Back at the villa, our group occupied the whole second floor. We slept on bunk beds, shared a bathroom, and stepped over soggy towels on the way to the shower. I felt as if I were back at camp. Quickly, age became irrelevant. Together we moved in a cohesive group, following a routine that revolved around napping in string hammocks, going to the beach to surf, and into town to eat.
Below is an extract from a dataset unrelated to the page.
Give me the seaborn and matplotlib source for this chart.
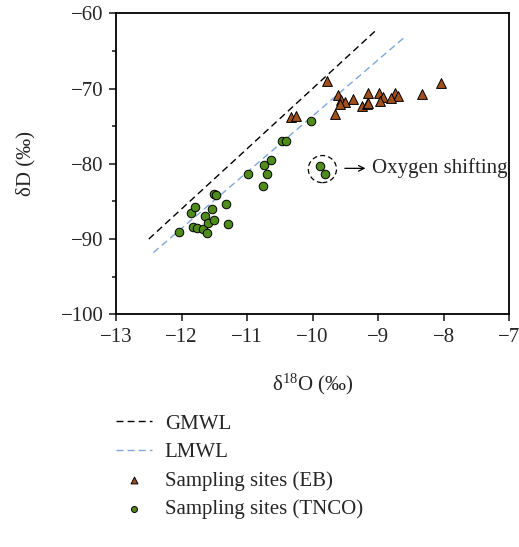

We were there for the surfing lessons and for the uplifting feeling that comes from visiting a country where rules are open to interpretation. It felt strangely liberating to carry a cocktail outside the confines of a licensed patio, knowing that no one would stop me. Or to climb into the back of a truck already occupied by eight passengers without thinking about the number of seat belts required. There were no seat belts.

Sandy Johnson Clark.

As the week went on, I pushed myself to be braver. I committed to jumping onto my surfboard whenever the right wave came along, paddling hard and accepting the inevitable plunges that followed. I learned to turtle dive, pulling the board on top of me while heading directly into the oncoming breakers. More importantly, I joined the group on a catamaran cruise that I'd initially decided to skip because I didn't think I'd fit in. It turned out to be one of the best days of the week. I also reluctantly agreed to an invitation to play beer pong. Why not? Everyone else was. Again, it was the right decision and I was delighted when my partner and I claimed victory in two rounds, earning new respect for my hidden talent. After we were finally defeated, we took our loss like troopers and obediently jumped into the pool fully clothed, as had all the losers before us. It became suddenly clear to me that my fear of not fitting in with this free-spirited group was in my head. And only in mine.

A common interest in adventure can be an amazing equalizer. As it turns out, so can beer pong. For now, I still think I fit in.